9/10
Mexican bandit antics with a difference!!!!!!!
8 March 2004
Warning: Spoilers
In Damiano Damiani's first stab at the spaghetti western

Gian Maria Volonte (veteran of Sergio Leone films) plays Chuncho, leader of a Mexican Bandit gang who sell arms to the revolutionaries. Lou Castel is a calm, smooth American, who tags along with the bandits, eventually exerting an influence on them. There is also a strong performance by another spaghetti western regular, Klaus Kinski, as a slightly crazed Christian revolutionary. As time goes by the relationships between them change and become more complex, revealing the characters' true colours. Along the way there is plenty of Mexican Bandit action - train holdups, raids on forts, peasant liberation - to keep up the pace of the film.

To be fair, the first hour or so was pretty average - there were a few good moments (such as an attack on a landowner's mansion), but nothing really exceptional. However, as the plot begins to come to a head things really start to pick up, with issues of betrayal, trust and ideology coming to the fore. The final scene really makes an impact, as Chuncho is forced to choose between a wealthy and comfortable future in the states and his loyalty to the revolutionary cause. Needless to say he makes the right choice, and he makes it in style, resulting an ending which manages to be at the same time funny, exciting and emotional.

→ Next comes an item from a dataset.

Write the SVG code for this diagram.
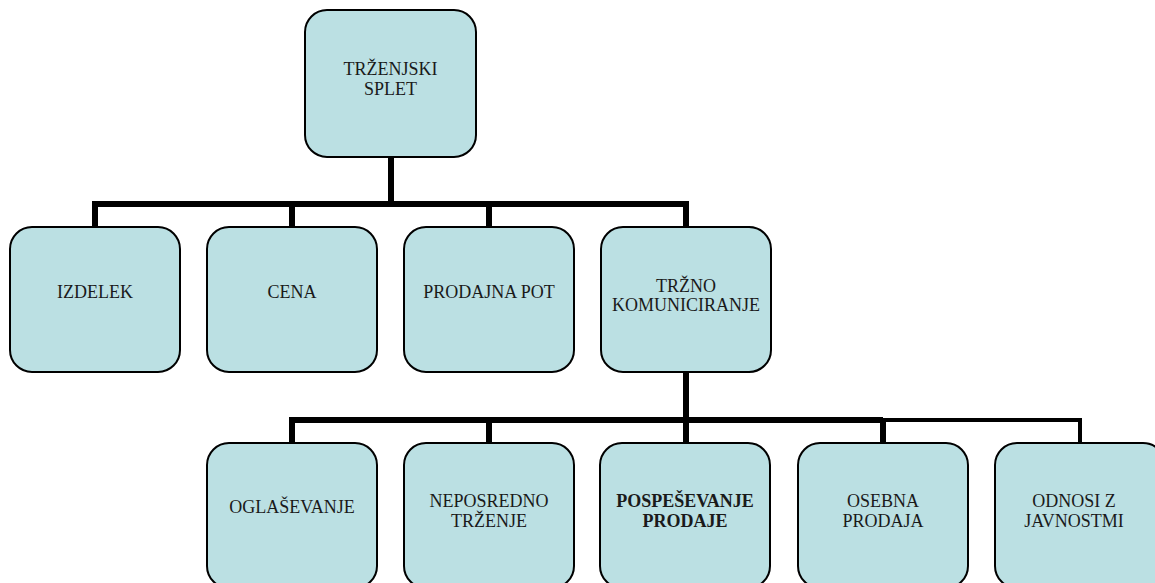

One of the cleverest things about this film is that in many ways it is a role reversal of the typical spaghetti western. We see the cool, collected Yankee stranger as the villain and the scruffy Mexican bandit as the hero, as far as those concepts exist in the genre. The casting of Volonte here is particularly apt, since in Leone's films he WAS that Mexican bandit villain.

Overall, £Quien Sabe? is well above average, combining action, politics and a good storyline into one excellent movie.